TASK DIRECTIONS: Write the data out again exactly, with no pictures.

DATA SEGMENT:

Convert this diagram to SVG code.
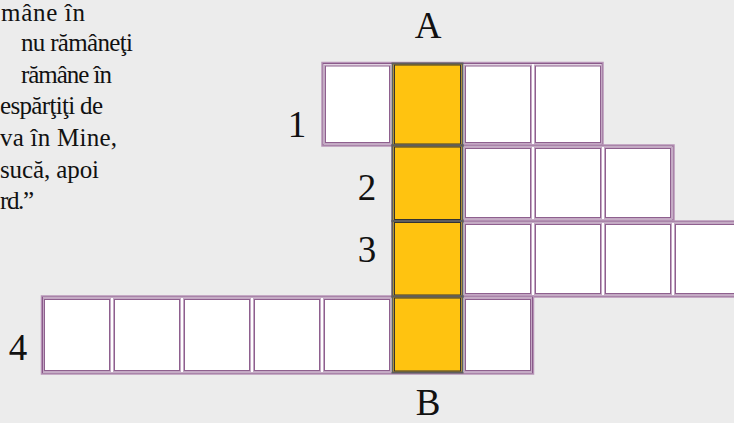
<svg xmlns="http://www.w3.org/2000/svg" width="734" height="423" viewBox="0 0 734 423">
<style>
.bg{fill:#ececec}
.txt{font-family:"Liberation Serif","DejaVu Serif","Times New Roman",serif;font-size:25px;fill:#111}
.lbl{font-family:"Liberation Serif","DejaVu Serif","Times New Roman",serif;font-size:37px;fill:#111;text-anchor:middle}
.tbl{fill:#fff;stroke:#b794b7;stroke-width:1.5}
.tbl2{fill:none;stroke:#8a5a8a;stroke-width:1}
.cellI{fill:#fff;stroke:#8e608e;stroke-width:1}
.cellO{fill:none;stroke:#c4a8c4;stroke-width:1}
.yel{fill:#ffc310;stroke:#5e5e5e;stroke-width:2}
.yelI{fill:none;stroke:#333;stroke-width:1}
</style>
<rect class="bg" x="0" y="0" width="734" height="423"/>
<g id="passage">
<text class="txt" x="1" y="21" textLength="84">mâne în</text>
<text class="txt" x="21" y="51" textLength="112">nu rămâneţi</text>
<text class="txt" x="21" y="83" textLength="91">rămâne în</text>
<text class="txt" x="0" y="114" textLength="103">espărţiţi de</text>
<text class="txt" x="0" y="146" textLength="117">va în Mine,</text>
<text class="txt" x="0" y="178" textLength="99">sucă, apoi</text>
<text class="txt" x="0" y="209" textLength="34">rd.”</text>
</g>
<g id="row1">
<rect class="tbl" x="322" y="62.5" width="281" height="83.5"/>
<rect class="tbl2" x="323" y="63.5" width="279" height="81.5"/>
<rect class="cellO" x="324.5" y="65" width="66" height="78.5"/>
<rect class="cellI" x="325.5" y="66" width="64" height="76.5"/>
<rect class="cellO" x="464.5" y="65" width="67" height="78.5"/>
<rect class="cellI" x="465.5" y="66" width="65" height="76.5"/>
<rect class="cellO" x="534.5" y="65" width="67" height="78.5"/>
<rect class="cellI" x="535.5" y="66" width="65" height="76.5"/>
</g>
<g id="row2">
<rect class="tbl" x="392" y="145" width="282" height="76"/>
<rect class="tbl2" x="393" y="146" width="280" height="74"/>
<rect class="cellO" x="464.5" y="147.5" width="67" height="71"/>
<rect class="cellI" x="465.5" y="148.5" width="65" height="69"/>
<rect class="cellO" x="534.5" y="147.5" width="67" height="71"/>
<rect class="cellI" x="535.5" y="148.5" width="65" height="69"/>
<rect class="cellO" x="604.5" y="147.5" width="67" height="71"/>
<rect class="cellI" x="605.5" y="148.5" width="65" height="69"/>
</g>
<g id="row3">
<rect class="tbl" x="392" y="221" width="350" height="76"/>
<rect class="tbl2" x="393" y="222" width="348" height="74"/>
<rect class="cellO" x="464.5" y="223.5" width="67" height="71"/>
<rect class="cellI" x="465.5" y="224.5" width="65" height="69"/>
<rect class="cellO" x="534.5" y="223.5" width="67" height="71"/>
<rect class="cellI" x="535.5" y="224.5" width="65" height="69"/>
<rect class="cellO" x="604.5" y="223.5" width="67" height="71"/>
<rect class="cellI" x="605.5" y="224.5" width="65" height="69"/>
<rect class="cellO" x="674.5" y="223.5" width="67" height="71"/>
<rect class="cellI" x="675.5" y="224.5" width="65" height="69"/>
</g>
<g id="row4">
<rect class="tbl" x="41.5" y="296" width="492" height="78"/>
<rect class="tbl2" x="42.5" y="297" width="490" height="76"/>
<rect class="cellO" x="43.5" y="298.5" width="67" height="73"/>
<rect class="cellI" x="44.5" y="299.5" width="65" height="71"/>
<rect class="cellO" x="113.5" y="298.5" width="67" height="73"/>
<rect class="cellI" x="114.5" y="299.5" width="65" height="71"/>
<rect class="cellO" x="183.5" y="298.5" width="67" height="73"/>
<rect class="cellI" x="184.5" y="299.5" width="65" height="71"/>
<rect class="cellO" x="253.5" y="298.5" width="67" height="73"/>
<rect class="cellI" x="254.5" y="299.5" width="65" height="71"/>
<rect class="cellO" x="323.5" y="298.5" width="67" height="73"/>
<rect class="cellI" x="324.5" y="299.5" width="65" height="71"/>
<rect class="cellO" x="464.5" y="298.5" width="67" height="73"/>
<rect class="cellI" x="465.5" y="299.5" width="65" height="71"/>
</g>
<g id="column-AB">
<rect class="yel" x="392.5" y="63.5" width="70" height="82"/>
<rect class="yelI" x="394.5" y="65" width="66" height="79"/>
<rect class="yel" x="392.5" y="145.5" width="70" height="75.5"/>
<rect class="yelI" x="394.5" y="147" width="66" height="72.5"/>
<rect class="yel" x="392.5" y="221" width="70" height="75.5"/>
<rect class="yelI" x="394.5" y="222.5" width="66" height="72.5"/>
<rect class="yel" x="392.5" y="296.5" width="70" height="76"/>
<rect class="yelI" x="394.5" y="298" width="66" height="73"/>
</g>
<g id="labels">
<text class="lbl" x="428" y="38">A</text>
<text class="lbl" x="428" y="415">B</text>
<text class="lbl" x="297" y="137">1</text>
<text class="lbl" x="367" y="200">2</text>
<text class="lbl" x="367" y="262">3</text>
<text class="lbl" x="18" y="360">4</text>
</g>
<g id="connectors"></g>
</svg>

TASK ANSWER:
Convert this diagram to SVG code.
<svg xmlns="http://www.w3.org/2000/svg" width="734" height="423" viewBox="0 0 734 423">
<style>
.bg{fill:#ececec}
.txt{font-family:"Liberation Serif","DejaVu Serif","Times New Roman",serif;font-size:25px;fill:#111}
.lbl{font-family:"Liberation Serif","DejaVu Serif","Times New Roman",serif;font-size:37px;fill:#111;text-anchor:middle}
.tbl{fill:#fff;stroke:#b794b7;stroke-width:1.5}
.tbl2{fill:none;stroke:#8a5a8a;stroke-width:1}
.cellI{fill:#fff;stroke:#8e608e;stroke-width:1}
.cellO{fill:none;stroke:#c4a8c4;stroke-width:1}
.yel{fill:#ffc310;stroke:#5e5e5e;stroke-width:2}
.yelI{fill:none;stroke:#333;stroke-width:1}
</style>
<rect class="bg" x="0" y="0" width="734" height="423"/>
<g id="passage">
<text class="txt" x="1" y="21" textLength="84">mâne în</text>
<text class="txt" x="21" y="51" textLength="112">nu rămâneţi</text>
<text class="txt" x="21" y="83" textLength="91">rămâne în</text>
<text class="txt" x="0" y="114" textLength="103">espărţiţi de</text>
<text class="txt" x="0" y="146" textLength="117">va în Mine,</text>
<text class="txt" x="0" y="178" textLength="99">sucă, apoi</text>
<text class="txt" x="0" y="209" textLength="34">rd.”</text>
</g>
<g id="row1">
<rect class="tbl" x="322" y="62.5" width="281" height="83.5"/>
<rect class="tbl2" x="323" y="63.5" width="279" height="81.5"/>
<rect class="cellO" x="324.5" y="65" width="66" height="78.5"/>
<rect class="cellI" x="325.5" y="66" width="64" height="76.5"/>
<rect class="cellO" x="464.5" y="65" width="67" height="78.5"/>
<rect class="cellI" x="465.5" y="66" width="65" height="76.5"/>
<rect class="cellO" x="534.5" y="65" width="67" height="78.5"/>
<rect class="cellI" x="535.5" y="66" width="65" height="76.5"/>
</g>
<g id="row2">
<rect class="tbl" x="392" y="145" width="282" height="76"/>
<rect class="tbl2" x="393" y="146" width="280" height="74"/>
<rect class="cellO" x="464.5" y="147.5" width="67" height="71"/>
<rect class="cellI" x="465.5" y="148.5" width="65" height="69"/>
<rect class="cellO" x="534.5" y="147.5" width="67" height="71"/>
<rect class="cellI" x="535.5" y="148.5" width="65" height="69"/>
<rect class="cellO" x="604.5" y="147.5" width="67" height="71"/>
<rect class="cellI" x="605.5" y="148.5" width="65" height="69"/>
</g>
<g id="row3">
<rect class="tbl" x="392" y="221" width="350" height="76"/>
<rect class="tbl2" x="393" y="222" width="348" height="74"/>
<rect class="cellO" x="464.5" y="223.5" width="67" height="71"/>
<rect class="cellI" x="465.5" y="224.5" width="65" height="69"/>
<rect class="cellO" x="534.5" y="223.5" width="67" height="71"/>
<rect class="cellI" x="535.5" y="224.5" width="65" height="69"/>
<rect class="cellO" x="604.5" y="223.5" width="67" height="71"/>
<rect class="cellI" x="605.5" y="224.5" width="65" height="69"/>
<rect class="cellO" x="674.5" y="223.5" width="67" height="71"/>
<rect class="cellI" x="675.5" y="224.5" width="65" height="69"/>
</g>
<g id="row4">
<rect class="tbl" x="41.5" y="296" width="492" height="78"/>
<rect class="tbl2" x="42.5" y="297" width="490" height="76"/>
<rect class="cellO" x="43.5" y="298.5" width="67" height="73"/>
<rect class="cellI" x="44.5" y="299.5" width="65" height="71"/>
<rect class="cellO" x="113.5" y="298.5" width="67" height="73"/>
<rect class="cellI" x="114.5" y="299.5" width="65" height="71"/>
<rect class="cellO" x="183.5" y="298.5" width="67" height="73"/>
<rect class="cellI" x="184.5" y="299.5" width="65" height="71"/>
<rect class="cellO" x="253.5" y="298.5" width="67" height="73"/>
<rect class="cellI" x="254.5" y="299.5" width="65" height="71"/>
<rect class="cellO" x="323.5" y="298.5" width="67" height="73"/>
<rect class="cellI" x="324.5" y="299.5" width="65" height="71"/>
<rect class="cellO" x="464.5" y="298.5" width="67" height="73"/>
<rect class="cellI" x="465.5" y="299.5" width="65" height="71"/>
</g>
<g id="column-AB">
<rect class="yel" x="392.5" y="63.5" width="70" height="82"/>
<rect class="yelI" x="394.5" y="65" width="66" height="79"/>
<rect class="yel" x="392.5" y="145.5" width="70" height="75.5"/>
<rect class="yelI" x="394.5" y="147" width="66" height="72.5"/>
<rect class="yel" x="392.5" y="221" width="70" height="75.5"/>
<rect class="yelI" x="394.5" y="222.5" width="66" height="72.5"/>
<rect class="yel" x="392.5" y="296.5" width="70" height="76"/>
<rect class="yelI" x="394.5" y="298" width="66" height="73"/>
</g>
<g id="labels">
<text class="lbl" x="428" y="38">A</text>
<text class="lbl" x="428" y="415">B</text>
<text class="lbl" x="297" y="137">1</text>
<text class="lbl" x="367" y="200">2</text>
<text class="lbl" x="367" y="262">3</text>
<text class="lbl" x="18" y="360">4</text>
</g>
<g id="connectors"></g>
</svg>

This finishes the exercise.